Loneliness 

I know loneliness.
I know the smell of absence and the sound of laughter from the other side of the wall. The way you speak to yourself just to fill the lack of someone else. Anyone else. Anything else.
I know loneliness.
I sit at this coffee shop this morning watching the world. I actually like sitting at coffee shops by myself. The things you notice when you’re on your own, without anyone distracting you from the simple pleasure of noticing things. Like how the old man sitting across from me has been trying to scratch something that shouldn’t really be scratched in public – okay, that I file under things I wish I could un-notice. Like how the lady on the other side of the room just rather nervously re-touched her lipstick for what must have been the fifth time. She’s wearing what I’d consider a way too expensive piece of clothing. I scan the room and realize she’s alone, just like me, and it hits me that we’re not so different, that woman and I. I wonder what had happened that made noticing much less exciting to her, and now she’s seeking comfort in crimson lipstick and expensive dresses. I sit calmly in the corner with my coffee, cluttering my notebook with sketches and words while watching these people, before I make my way back to my hotel room to sleep and lose myself in another world, another dream, with no one beside me to draw me back to reality. 
I like the way I notice things and how I wouldn’t notice them if someone kept filling my mind with familiar conversations because I seek the unfamiliar. How small, ordinary routines can turn into beautiful memories. Like the way I spend every morning writing undistracted for an hour, just like how I’ve done in the last couple of years, but how a simple habit becomes something new and exciting just because you’re in a new place with unfamiliar people to watch and observe. In a coffee shop with strange cups and a new smell of their brew, and how I can simply sit in one place for hours and just be astonished, all my senses awake and sharp, and I smile even though I don’t realize, and some young man smiles back at me probably thinking the smile is for him but it’s really just because I’m simply content with my own state of excitement. Excitement for all these seemingly familiar routines, but for me, it’s all new. And how the simple habit of writing every night until I fall asleep becomes my safety, because that’s what I know, that’s what I do. But it’s still unfamiliar as entering a new land every single night because these poems, these letters, these memories transport me to different worlds where all things are possible.
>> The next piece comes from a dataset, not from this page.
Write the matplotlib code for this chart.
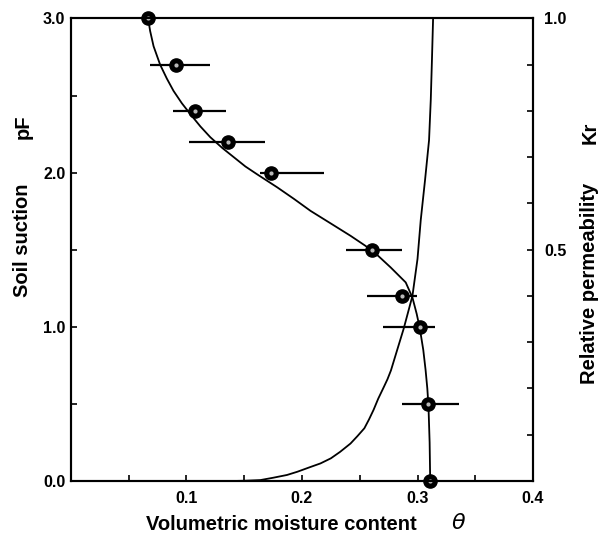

And you ask why I enjoy my loneliness? Because loneliness doesn’t have to be empty if you learn to see the possibilities it brings. I have learned to look at loneliness as not an empty space but more like a blank canvass. A blank page free for you to fill. With stories, possibilities, excitement. Or the simple stillness of watching the sun rise over the horizon in silence each new morning. No one is telling me about familiar things. The world is, after all, only our perception of it.
So I’m not afraid of loneliness. It is my friend and faithful companion. And because it is teaching me.